> **Exercise description**
Copy the lines below as they are; omit the images they contain.

> **Dataset excerpt**
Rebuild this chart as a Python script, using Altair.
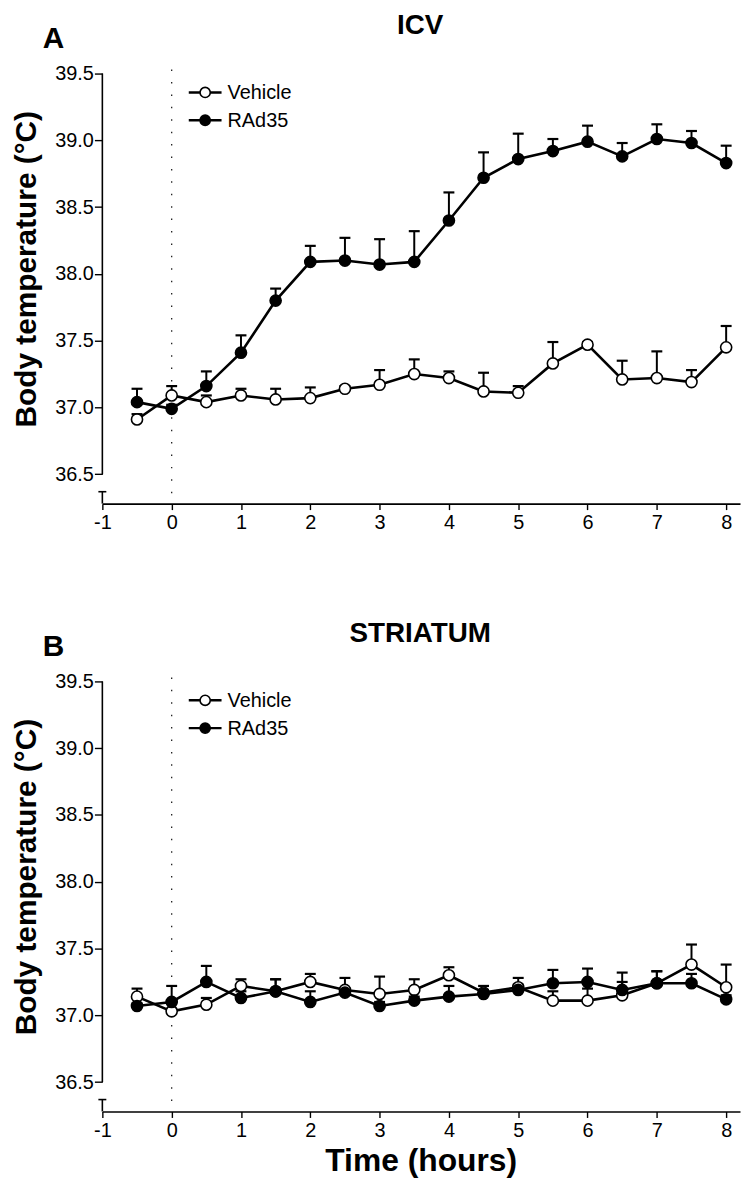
import altair as alt
import pandas as pd

FONT = "Liberation Sans"

# ---- data ----------------------------------------------------------------
times = [-0.5, 0, 0.5, 1, 1.5, 2, 2.5, 3, 3.5, 4, 4.5, 5, 5.5, 6, 6.5, 7, 7.5, 8]
series_names = ["Vehicle", "RAd35"]
series_fills = ["white", "black"]

# Panel A: ICV
icv_vehicle_mean = [36.91, 37.09, 37.04, 37.09, 37.06, 37.07, 37.14, 37.17, 37.25,
                    37.22, 37.12, 37.11, 37.33, 37.47, 37.21, 37.22, 37.19, 37.45]
icv_vehicle_sem = [0.04, 0.07, 0.05, 0.05, 0.08, 0.08, 0.02, 0.11, 0.11,
                   0.05, 0.14, 0.05, 0.16, 0.02, 0.14, 0.20, 0.09, 0.16]
icv_rad35_mean = [37.04, 36.99, 37.16, 37.41, 37.80, 38.09, 38.10, 38.07, 38.09,
                  38.40, 38.72, 38.86, 38.92, 38.99, 38.88, 39.01, 38.98, 38.83]
icv_rad35_sem = [0.10, 0.03, 0.11, 0.13, 0.09, 0.12, 0.17, 0.19, 0.23,
                 0.21, 0.19, 0.19, 0.09, 0.12, 0.10, 0.11, 0.09, 0.13]

# Panel B: STRIATUM
str_vehicle_mean = [37.14, 37.03, 37.08, 37.22, 37.18, 37.25, 37.19, 37.16, 37.19,
                    37.30, 37.17, 37.21, 37.11, 37.11, 37.15, 37.24, 37.38, 37.21]
str_vehicle_sem = [0.06, 0.02, 0.05, 0.05, 0.09, 0.06, 0.09, 0.13, 0.08,
                   0.06, 0.05, 0.02, 0.07, 0.09, 0.17, 0.09, 0.15, 0.17]
str_rad35_mean = [37.07, 37.10, 37.25, 37.13, 37.18, 37.10, 37.17, 37.07, 37.11,
                  37.14, 37.16, 37.19, 37.24, 37.25, 37.19, 37.24, 37.24, 37.12]
str_rad35_sem = [0.02, 0.12, 0.12, 0.05, 0.09, 0.08, 0.03, 0.03, 0.03,
                 0.08, 0.03, 0.09, 0.10, 0.10, 0.06, 0.09, 0.07, 0.03]

x_ticks = [-1, 0, 1, 2, 3, 4, 5, 6, 7, 8]
y_ticks = [36.5, 37.0, 37.5, 38.0, 38.5, 39.0, 39.5]
x_domain = [-1, 8.2]
y_domain = [36.28, 39.5]
y_axis_top, y_axis_bottom = 39.5, 36.5

panel_titles = ["ICV", "STRIATUM"]
panel_letters = ["A", "B"]
y_title = "Body temperature (°C)"
x_title = "Time (hours)"

# ---- layout constants -----------------------------------------------------
W, H = 642, 433


def one_text(txt):
    return pd.DataFrame({"t": [txt]})


def panel(vm, vs, rm, rs, title, letter, show_xtitle):
    rows = []
    for name, means, sems in ((series_names[0], vm, vs), (series_names[1], rm, rs)):
        for t, m, s in zip(times, means, sems):
            rows.append({"time": t, "series": name, "mean": m, "upper": round(m + s, 3)})
    df = pd.DataFrame(rows)

    xs = alt.Scale(domain=x_domain, nice=False, zero=False)
    ys = alt.Scale(domain=y_domain, nice=False, zero=False)
    x = alt.X("time:Q", scale=xs, title=None,
              axis=alt.Axis(values=x_ticks, labelExpr="'' + datum.value", grid=False,
                            domain=True, domainColor="black", domainWidth=1.6,
                            tickColor="black", tickWidth=1.4, tickSize=6,
                            labelFontSize=20, labelFont=FONT, labelColor="black",
                            labelPadding=3, labelFlush=False))
    y = alt.Y("mean:Q", scale=ys, title=None,
              axis=alt.Axis(values=y_ticks, format=".1f", grid=False, domain=False,
                            tickColor="black", tickWidth=1.4, tickSize=8,
                            labelFontSize=20, labelFont=FONT, labelColor="black",
                            labelPadding=1, labelFlush=False))

    base = alt.Chart(df)
    err = base.mark_rule(color="black", strokeWidth=2).encode(x=x, y=y, y2="upper:Q")
    cap = base.mark_tick(orient="horizontal", size=11, thickness=2.2, color="black",
                         opacity=1).encode(x=x, y=alt.Y("upper:Q", scale=ys))
    line = base.mark_line(color="black", strokeWidth=2.6).encode(x=x, y=y, detail="series:N")
    pts = base.mark_circle(size=125, stroke="black", strokeWidth=1.6, opacity=1).encode(
        x=x, y=y,
        fill=alt.Fill("series:N", scale=alt.Scale(domain=series_names, range=series_fills),
                      legend=None))

    deco = one_text("")
    dotted = alt.Chart(deco).mark_rule(color="#222", strokeWidth=1.3,
                                       strokeDash=[1.5, 11]).encode(
        x=alt.datum(0), y=alt.value(-4), y2=alt.value(H))
    yline = alt.Chart(deco).mark_rule(color="black", strokeWidth=1.6).encode(
        x=alt.value(0), y=alt.datum(y_axis_top), y2=alt.datum(y_axis_bottom))
    ybreak = alt.Chart(deco).mark_rule(color="black", strokeWidth=1.6).encode(
        x=alt.value(0), y=alt.value(H - 12), y2=alt.value(H))
    ybreak_cap = alt.Chart(deco).mark_rule(color="black", strokeWidth=1.6).encode(
        x=alt.value(-4), x2=alt.value(4), y=alt.value(H - 12))

    layers = [dotted, yline, ybreak, ybreak_cap, err, cap, line, pts]

    # manual legend
    for name, fill, ly in ((series_names[0], series_fills[0], 19),
                           (series_names[1], series_fills[1], 47)):
        ld = one_text(name)
        layers.append(alt.Chart(ld).mark_rule(color="black", strokeWidth=2.4).encode(
            x=alt.value(87), x2=alt.value(120), y=alt.value(ly)))
        layers.append(alt.Chart(ld).mark_circle(size=105, stroke="black", strokeWidth=1.6,
                                                fill=fill, opacity=1).encode(
            x=alt.value(103.5), y=alt.value(ly)))
        layers.append(alt.Chart(ld).mark_text(align="left", baseline="middle", fontSize=20,
                                              font=FONT, color="black").encode(
            text="t:N", x=alt.value(126), y=alt.value(ly + 1)))

    # panel title and letter
    layers.append(alt.Chart(one_text(title)).mark_text(
        align="center", baseline="alphabetic", fontSize=28, fontWeight="bold",
        font=FONT, color="black").encode(text="t:N", x=alt.value(W / 2 - 1),
                                         y=alt.value(-40)))
    layers.append(alt.Chart(one_text(letter)).mark_text(
        align="left", baseline="alphabetic", fontSize=30, fontWeight="bold",
        font=FONT, color="black").encode(text="t:N", x=alt.value(-60), y=alt.value(-26)))
    # y title
    layers.append(alt.Chart(one_text(y_title)).mark_text(
        align="center", baseline="alphabetic", angle=270, fontSize=30, fontWeight="bold",
        font=FONT, color="black").encode(text="t:N", x=alt.value(-67), y=alt.value(197)))
    if show_xtitle:
        layers.append(alt.Chart(one_text(x_title)).mark_text(
            align="center", baseline="alphabetic", fontSize=32, fontWeight="bold",
            font=FONT, color="black").encode(text="t:N", x=alt.value(W / 2),
                                             y=alt.value(H + 60)))

    return alt.layer(*layers).properties(width=W, height=H)


pA = panel(icv_vehicle_mean, icv_vehicle_sem, icv_rad35_mean, icv_rad35_sem,
           panel_titles[0], panel_letters[0], False)
pB = panel(str_vehicle_mean, str_vehicle_sem, str_rad35_mean, str_rad35_sem,
           panel_titles[1], panel_letters[1], True)

chart = alt.vconcat(pA, pB, spacing=179, bounds="flush").properties(
    padding={"left": 3, "top": 0, "right": 2, "bottom": 4},
    background="white",
).configure_view(stroke=None)

chart.save("out.html", embed_options={"renderer": "svg", "actions": False})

> **Result**
Rebuild this chart as a Python script, using Altair.
import altair as alt
import pandas as pd

FONT = "Liberation Sans"

# ---- data ----------------------------------------------------------------
times = [-0.5, 0, 0.5, 1, 1.5, 2, 2.5, 3, 3.5, 4, 4.5, 5, 5.5, 6, 6.5, 7, 7.5, 8]
series_names = ["Vehicle", "RAd35"]
series_fills = ["white", "black"]

# Panel A: ICV
icv_vehicle_mean = [36.91, 37.09, 37.04, 37.09, 37.06, 37.07, 37.14, 37.17, 37.25,
                    37.22, 37.12, 37.11, 37.33, 37.47, 37.21, 37.22, 37.19, 37.45]
icv_vehicle_sem = [0.04, 0.07, 0.05, 0.05, 0.08, 0.08, 0.02, 0.11, 0.11,
                   0.05, 0.14, 0.05, 0.16, 0.02, 0.14, 0.20, 0.09, 0.16]
icv_rad35_mean = [37.04, 36.99, 37.16, 37.41, 37.80, 38.09, 38.10, 38.07, 38.09,
                  38.40, 38.72, 38.86, 38.92, 38.99, 38.88, 39.01, 38.98, 38.83]
icv_rad35_sem = [0.10, 0.03, 0.11, 0.13, 0.09, 0.12, 0.17, 0.19, 0.23,
                 0.21, 0.19, 0.19, 0.09, 0.12, 0.10, 0.11, 0.09, 0.13]

# Panel B: STRIATUM
str_vehicle_mean = [37.14, 37.03, 37.08, 37.22, 37.18, 37.25, 37.19, 37.16, 37.19,
                    37.30, 37.17, 37.21, 37.11, 37.11, 37.15, 37.24, 37.38, 37.21]
str_vehicle_sem = [0.06, 0.02, 0.05, 0.05, 0.09, 0.06, 0.09, 0.13, 0.08,
                   0.06, 0.05, 0.02, 0.07, 0.09, 0.17, 0.09, 0.15, 0.17]
str_rad35_mean = [37.07, 37.10, 37.25, 37.13, 37.18, 37.10, 37.17, 37.07, 37.11,
                  37.14, 37.16, 37.19, 37.24, 37.25, 37.19, 37.24, 37.24, 37.12]
str_rad35_sem = [0.02, 0.12, 0.12, 0.05, 0.09, 0.08, 0.03, 0.03, 0.03,
                 0.08, 0.03, 0.09, 0.10, 0.10, 0.06, 0.09, 0.07, 0.03]

x_ticks = [-1, 0, 1, 2, 3, 4, 5, 6, 7, 8]
y_ticks = [36.5, 37.0, 37.5, 38.0, 38.5, 39.0, 39.5]
x_domain = [-1, 8.2]
y_domain = [36.28, 39.5]
y_axis_top, y_axis_bottom = 39.5, 36.5

panel_titles = ["ICV", "STRIATUM"]
panel_letters = ["A", "B"]
y_title = "Body temperature (°C)"
x_title = "Time (hours)"

# ---- layout constants -----------------------------------------------------
W, H = 642, 433


def one_text(txt):
    return pd.DataFrame({"t": [txt]})


def panel(vm, vs, rm, rs, title, letter, show_xtitle):
    rows = []
    for name, means, sems in ((series_names[0], vm, vs), (series_names[1], rm, rs)):
        for t, m, s in zip(times, means, sems):
            rows.append({"time": t, "series": name, "mean": m, "upper": round(m + s, 3)})
    df = pd.DataFrame(rows)

    xs = alt.Scale(domain=x_domain, nice=False, zero=False)
    ys = alt.Scale(domain=y_domain, nice=False, zero=False)
    x = alt.X("time:Q", scale=xs, title=None,
              axis=alt.Axis(values=x_ticks, labelExpr="'' + datum.value", grid=False,
                            domain=True, domainColor="black", domainWidth=1.6,
                            tickColor="black", tickWidth=1.4, tickSize=6,
                            labelFontSize=20, labelFont=FONT, labelColor="black",
                            labelPadding=3, labelFlush=False))
    y = alt.Y("mean:Q", scale=ys, title=None,
              axis=alt.Axis(values=y_ticks, format=".1f", grid=False, domain=False,
                            tickColor="black", tickWidth=1.4, tickSize=8,
                            labelFontSize=20, labelFont=FONT, labelColor="black",
                            labelPadding=1, labelFlush=False))

    base = alt.Chart(df)
    err = base.mark_rule(color="black", strokeWidth=2).encode(x=x, y=y, y2="upper:Q")
    cap = base.mark_tick(orient="horizontal", size=11, thickness=2.2, color="black",
                         opacity=1).encode(x=x, y=alt.Y("upper:Q", scale=ys))
    line = base.mark_line(color="black", strokeWidth=2.6).encode(x=x, y=y, detail="series:N")
    pts = base.mark_circle(size=125, stroke="black", strokeWidth=1.6, opacity=1).encode(
        x=x, y=y,
        fill=alt.Fill("series:N", scale=alt.Scale(domain=series_names, range=series_fills),
                      legend=None))

    deco = one_text("")
    dotted = alt.Chart(deco).mark_rule(color="#222", strokeWidth=1.3,
                                       strokeDash=[1.5, 11]).encode(
        x=alt.datum(0), y=alt.value(-4), y2=alt.value(H))
    yline = alt.Chart(deco).mark_rule(color="black", strokeWidth=1.6).encode(
        x=alt.value(0), y=alt.datum(y_axis_top), y2=alt.datum(y_axis_bottom))
    ybreak = alt.Chart(deco).mark_rule(color="black", strokeWidth=1.6).encode(
        x=alt.value(0), y=alt.value(H - 12), y2=alt.value(H))
    ybreak_cap = alt.Chart(deco).mark_rule(color="black", strokeWidth=1.6).encode(
        x=alt.value(-4), x2=alt.value(4), y=alt.value(H - 12))

    layers = [dotted, yline, ybreak, ybreak_cap, err, cap, line, pts]

    # manual legend
    for name, fill, ly in ((series_names[0], series_fills[0], 19),
                           (series_names[1], series_fills[1], 47)):
        ld = one_text(name)
        layers.append(alt.Chart(ld).mark_rule(color="black", strokeWidth=2.4).encode(
            x=alt.value(87), x2=alt.value(120), y=alt.value(ly)))
        layers.append(alt.Chart(ld).mark_circle(size=105, stroke="black", strokeWidth=1.6,
                                                fill=fill, opacity=1).encode(
            x=alt.value(103.5), y=alt.value(ly)))
        layers.append(alt.Chart(ld).mark_text(align="left", baseline="middle", fontSize=20,
                                              font=FONT, color="black").encode(
            text="t:N", x=alt.value(126), y=alt.value(ly + 1)))

    # panel title and letter
    layers.append(alt.Chart(one_text(title)).mark_text(
        align="center", baseline="alphabetic", fontSize=28, fontWeight="bold",
        font=FONT, color="black").encode(text="t:N", x=alt.value(W / 2 - 1),
                                         y=alt.value(-40)))
    layers.append(alt.Chart(one_text(letter)).mark_text(
        align="left", baseline="alphabetic", fontSize=30, fontWeight="bold",
        font=FONT, color="black").encode(text="t:N", x=alt.value(-60), y=alt.value(-26)))
    # y title
    layers.append(alt.Chart(one_text(y_title)).mark_text(
        align="center", baseline="alphabetic", angle=270, fontSize=30, fontWeight="bold",
        font=FONT, color="black").encode(text="t:N", x=alt.value(-67), y=alt.value(197)))
    if show_xtitle:
        layers.append(alt.Chart(one_text(x_title)).mark_text(
            align="center", baseline="alphabetic", fontSize=32, fontWeight="bold",
            font=FONT, color="black").encode(text="t:N", x=alt.value(W / 2),
                                             y=alt.value(H + 60)))

    return alt.layer(*layers).properties(width=W, height=H)


pA = panel(icv_vehicle_mean, icv_vehicle_sem, icv_rad35_mean, icv_rad35_sem,
           panel_titles[0], panel_letters[0], False)
pB = panel(str_vehicle_mean, str_vehicle_sem, str_rad35_mean, str_rad35_sem,
           panel_titles[1], panel_letters[1], True)

chart = alt.vconcat(pA, pB, spacing=179, bounds="flush").properties(
    padding={"left": 3, "top": 0, "right": 2, "bottom": 4},
    background="white",
).configure_view(stroke=None)

chart.save("out.html", embed_options={"renderer": "svg", "actions": False})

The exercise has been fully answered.